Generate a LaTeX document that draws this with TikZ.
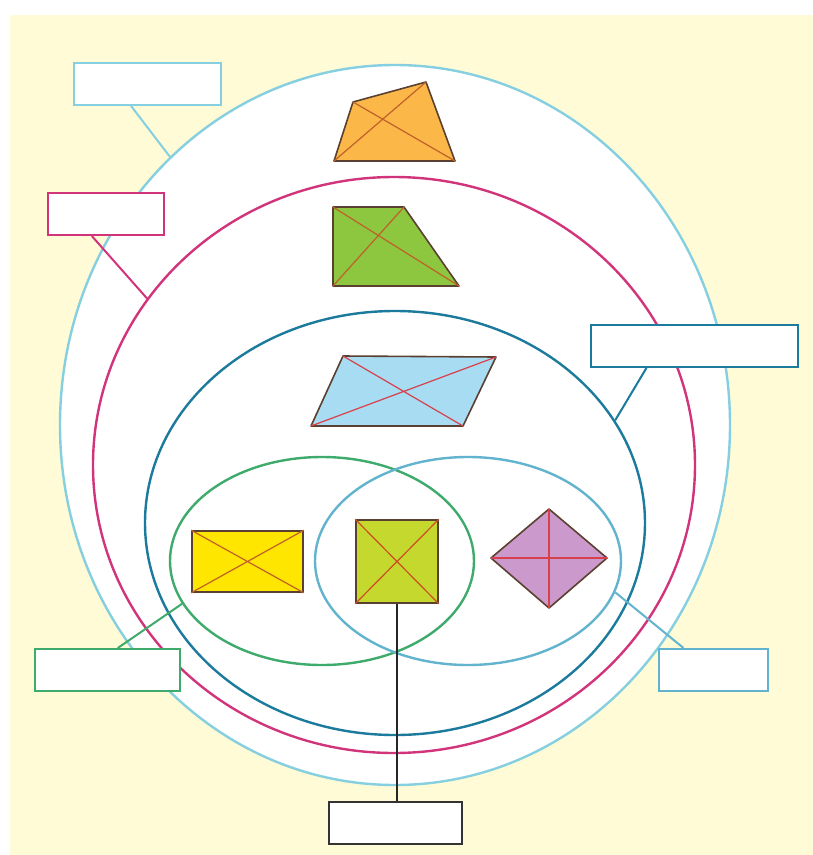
\documentclass[tikz,border=0pt]{standalone}
\usepackage{tikz}
\usetikzlibrary{shapes.geometric,positioning,calc}
\definecolor{bgyellow}{HTML}{FEFBD6}
\definecolor{cyanring}{HTML}{85CFE0}
\definecolor{magring}{HTML}{D2347C}
\definecolor{tealring}{HTML}{1C7A9C}
\definecolor{greenring}{HTML}{3EAA6C}
\definecolor{bluering}{HTML}{62B4CE}
\definecolor{edgebrown}{HTML}{5A4030}
\definecolor{orangefill}{HTML}{FBB848}
\definecolor{kitefill}{HTML}{8DC63F}
\definecolor{parafill}{HTML}{A8DCF2}
\definecolor{rectfill}{HTML}{FFE600}
\definecolor{sqfill}{HTML}{C5D82E}
\definecolor{rhombfill}{HTML}{CC99CC}
\definecolor{diagred}{HTML}{D8404C}
\definecolor{diagbrown}{HTML}{C0602A}

\begin{document}
\begin{tikzpicture}[x=1pt,y=-1pt,
    ring/.style={ellipse,draw,inner sep=0pt,line width=2.4pt},
    tagbox/.style={draw,fill=white,line width=2pt,inner sep=0pt,minimum height=42pt},
    tagline/.style={line width=2pt},
    figline/.style={draw=edgebrown,line width=1.6pt,line join=round},
    diag/.style={line width=1.2pt}]
    \useasboundingbox (0,0) rectangle (813,855);
    \fill[bgyellow] (10,15) rectangle (813,855);
    % nested sets
    \node[ring,draw=cyanring,fill=white,minimum width=670pt,minimum height=720pt] (outer) at (395,425) {};
    \node[ring,draw=magring,fill=white,minimum width=602pt,minimum height=576pt] (trap) at (394,465) {};
    \node[ring,draw=tealring,fill=white,minimum width=500pt,minimum height=424pt] (para) at (395,523) {};
    \node[ring,draw=greenring,minimum width=304pt,minimum height=208pt] (rect) at (322,561) {};
    \node[ring,draw=bluering,minimum width=306pt,minimum height=208pt] (rhomb) at (468,561) {};
    % shapes
    \filldraw[figline,fill=orangefill] (334,161) -- (353,102) -- (426,82) -- (455,161) -- cycle;
    \draw[diag,diagbrown] (334,161) -- (426,82) (353,102) -- (455,161);
    \filldraw[figline,fill=kitefill] (333,207) -- (404,207) -- (459,286) -- (333,286) -- cycle;
    \draw[diag,diagbrown] (333,207) -- (459,286) (404,207) -- (333,286);
    \filldraw[figline,fill=parafill] (343,356) -- (496,357) -- (463,426) -- (311,426) -- cycle;
    \draw[diag,diagred] (343,356) -- (463,426) (496,357) -- (311,426);
    \node[figline,fill=rectfill,minimum width=111pt,minimum height=61pt,inner sep=0pt] (yrect) at (247.5,561.5) {};
    \draw[diag,diagbrown] (yrect.north west) -- (yrect.south east) (yrect.north east) -- (yrect.south west);
    \node[figline,fill=sqfill,minimum width=82pt,minimum height=83pt,inner sep=0pt] (osq) at (397,561.5) {};
    \draw[diag,diagbrown!80!red] (osq.north west) -- (osq.south east) (osq.north east) -- (osq.south west);
    \filldraw[figline,fill=rhombfill] (491,558) -- (549,509) -- (607,558) -- (549,608) -- cycle;
    \draw[diag,diagred] (491,558) -- (607,558) (549,509) -- (549,608);
    % labels
    \node[tagbox,draw=cyanring,minimum width=147pt] (tagA) at (147.5,84) {};
    \node[tagbox,draw=magring,minimum width=116pt] (tagB) at (106,214) {};
    \node[tagbox,draw=tealring,minimum width=207pt] (tagC) at (694.5,346) {};
    \node[tagbox,draw=greenring,minimum width=145pt] (tagD) at (107.5,670) {};
    \node[tagbox,draw=bluering,minimum width=109pt] (tagE) at (713.5,670) {};
    \node[tagbox,draw=black!80,minimum width=133pt] (tagF) at (395,823) {};
    \draw[tagline,cyanring] ($(tagA.south west)!0.39!(tagA.south east)$) -- (outer.130);
    \draw[tagline,magring] ($(tagB.south west)!0.38!(tagB.south east)$) -- (trap.146);
    \draw[tagline,tealring] ($(tagC.south west)!0.27!(tagC.south east)$) -- (para.25);
    \draw[tagline,greenring] ($(tagD.north west)!0.57!(tagD.north east)$) -- (rect.197);
    \draw[tagline,bluering] ($(tagE.north west)!0.23!(tagE.north east)$) -- (rhomb.348);
    \draw[black!85,line width=1.5pt] (osq.south) -- (osq.south |- tagF.north);
\end{tikzpicture}
\end{document}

^^^^

*Task instructions*
Reproduce each line word for word and drop the pictures.

*Result below*
Generate a LaTeX document that draws this with TikZ.
\documentclass[tikz,border=0pt]{standalone}
\usepackage{tikz}
\usetikzlibrary{shapes.geometric,positioning,calc}
\definecolor{bgyellow}{HTML}{FEFBD6}
\definecolor{cyanring}{HTML}{85CFE0}
\definecolor{magring}{HTML}{D2347C}
\definecolor{tealring}{HTML}{1C7A9C}
\definecolor{greenring}{HTML}{3EAA6C}
\definecolor{bluering}{HTML}{62B4CE}
\definecolor{edgebrown}{HTML}{5A4030}
\definecolor{orangefill}{HTML}{FBB848}
\definecolor{kitefill}{HTML}{8DC63F}
\definecolor{parafill}{HTML}{A8DCF2}
\definecolor{rectfill}{HTML}{FFE600}
\definecolor{sqfill}{HTML}{C5D82E}
\definecolor{rhombfill}{HTML}{CC99CC}
\definecolor{diagred}{HTML}{D8404C}
\definecolor{diagbrown}{HTML}{C0602A}

\begin{document}
\begin{tikzpicture}[x=1pt,y=-1pt,
    ring/.style={ellipse,draw,inner sep=0pt,line width=2.4pt},
    tagbox/.style={draw,fill=white,line width=2pt,inner sep=0pt,minimum height=42pt},
    tagline/.style={line width=2pt},
    figline/.style={draw=edgebrown,line width=1.6pt,line join=round},
    diag/.style={line width=1.2pt}]
    \useasboundingbox (0,0) rectangle (813,855);
    \fill[bgyellow] (10,15) rectangle (813,855);
    % nested sets
    \node[ring,draw=cyanring,fill=white,minimum width=670pt,minimum height=720pt] (outer) at (395,425) {};
    \node[ring,draw=magring,fill=white,minimum width=602pt,minimum height=576pt] (trap) at (394,465) {};
    \node[ring,draw=tealring,fill=white,minimum width=500pt,minimum height=424pt] (para) at (395,523) {};
    \node[ring,draw=greenring,minimum width=304pt,minimum height=208pt] (rect) at (322,561) {};
    \node[ring,draw=bluering,minimum width=306pt,minimum height=208pt] (rhomb) at (468,561) {};
    % shapes
    \filldraw[figline,fill=orangefill] (334,161) -- (353,102) -- (426,82) -- (455,161) -- cycle;
    \draw[diag,diagbrown] (334,161) -- (426,82) (353,102) -- (455,161);
    \filldraw[figline,fill=kitefill] (333,207) -- (404,207) -- (459,286) -- (333,286) -- cycle;
    \draw[diag,diagbrown] (333,207) -- (459,286) (404,207) -- (333,286);
    \filldraw[figline,fill=parafill] (343,356) -- (496,357) -- (463,426) -- (311,426) -- cycle;
    \draw[diag,diagred] (343,356) -- (463,426) (496,357) -- (311,426);
    \node[figline,fill=rectfill,minimum width=111pt,minimum height=61pt,inner sep=0pt] (yrect) at (247.5,561.5) {};
    \draw[diag,diagbrown] (yrect.north west) -- (yrect.south east) (yrect.north east) -- (yrect.south west);
    \node[figline,fill=sqfill,minimum width=82pt,minimum height=83pt,inner sep=0pt] (osq) at (397,561.5) {};
    \draw[diag,diagbrown!80!red] (osq.north west) -- (osq.south east) (osq.north east) -- (osq.south west);
    \filldraw[figline,fill=rhombfill] (491,558) -- (549,509) -- (607,558) -- (549,608) -- cycle;
    \draw[diag,diagred] (491,558) -- (607,558) (549,509) -- (549,608);
    % labels
    \node[tagbox,draw=cyanring,minimum width=147pt] (tagA) at (147.5,84) {};
    \node[tagbox,draw=magring,minimum width=116pt] (tagB) at (106,214) {};
    \node[tagbox,draw=tealring,minimum width=207pt] (tagC) at (694.5,346) {};
    \node[tagbox,draw=greenring,minimum width=145pt] (tagD) at (107.5,670) {};
    \node[tagbox,draw=bluering,minimum width=109pt] (tagE) at (713.5,670) {};
    \node[tagbox,draw=black!80,minimum width=133pt] (tagF) at (395,823) {};
    \draw[tagline,cyanring] ($(tagA.south west)!0.39!(tagA.south east)$) -- (outer.130);
    \draw[tagline,magring] ($(tagB.south west)!0.38!(tagB.south east)$) -- (trap.146);
    \draw[tagline,tealring] ($(tagC.south west)!0.27!(tagC.south east)$) -- (para.25);
    \draw[tagline,greenring] ($(tagD.north west)!0.57!(tagD.north east)$) -- (rect.197);
    \draw[tagline,bluering] ($(tagE.north west)!0.23!(tagE.north east)$) -- (rhomb.348);
    \draw[black!85,line width=1.5pt] (osq.south) -- (osq.south |- tagF.north);
\end{tikzpicture}
\end{document}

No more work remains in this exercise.